Every night, before we would go to sleep, MIchele and I said good night to each other. Over the course of our marriage this ritual became a bookend on the day. Even on those rare occasions when we didn’t go to bed at the same time we shared our good nights with each other. In the months since her death I have continued to say out loud, in the dark, my portion of the good nights. In my mind and sometimes in my heart I can hear her good nights to me. I have found comfort in this simple ritual, the context is from a time when I wasn’t grieving and filled with sorrow. For a few seconds I can escape the pain and torment that follows me around like a my shadow.
Some nights I don’t hear her response, something about the context I’m trying to recreate isn’t right and so the memory trick doesn’t work. It is always depressing when this happens as I feel farther away than ever from her. I know that over time, no matter how hard I try to keep the context fresh in my mind, that the sound of her voice will fade and I will lose another part of her.

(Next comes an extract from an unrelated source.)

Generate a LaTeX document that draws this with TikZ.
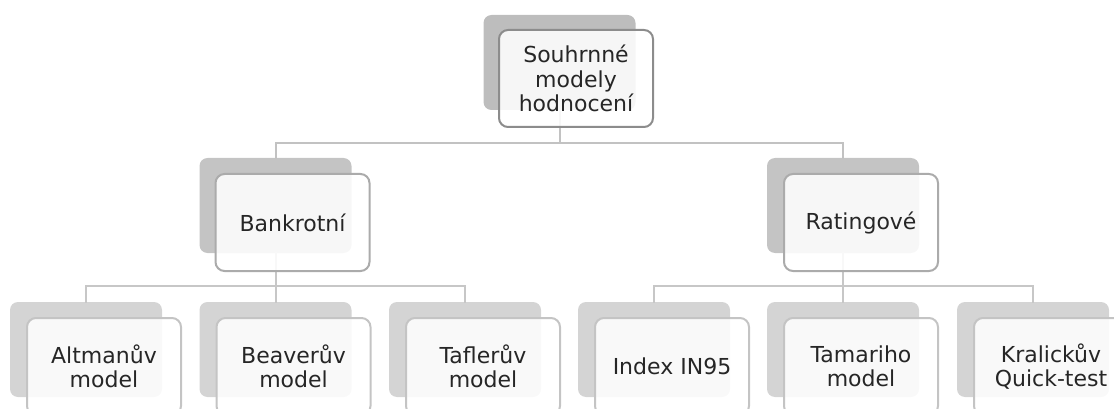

The death of a loved one is merely the first step on a lifetime path of little deaths. Everyday you remember something that brings the loss back into sharp focus. Everyday you forget something, or lose touch with a piece of your missing loved one. Each of these events is another death. Another instance where your loved one dies for you. Your memories of them die, your connection to that part of you that was alive around them dies. A friend of mine who quit smoking once said that every so often a situation would arise that brought back the urge to smoke. She would stumble across a context where that habit had played a part. She went on to say that after popping the bubble of that context by not indulging the habit, that it would go away and not return when the context did.
My fear is that my memories of Michele, the contexts where I still hear her voice, or see her beautiful smile are going to go away too. It has been thirty-three years since my sister died and I have almost no recollection of her. Not of her alive, just pictures, and memories of memories. Knowing that eventually my memories of Michele will fade and disappear too, is awful to realize.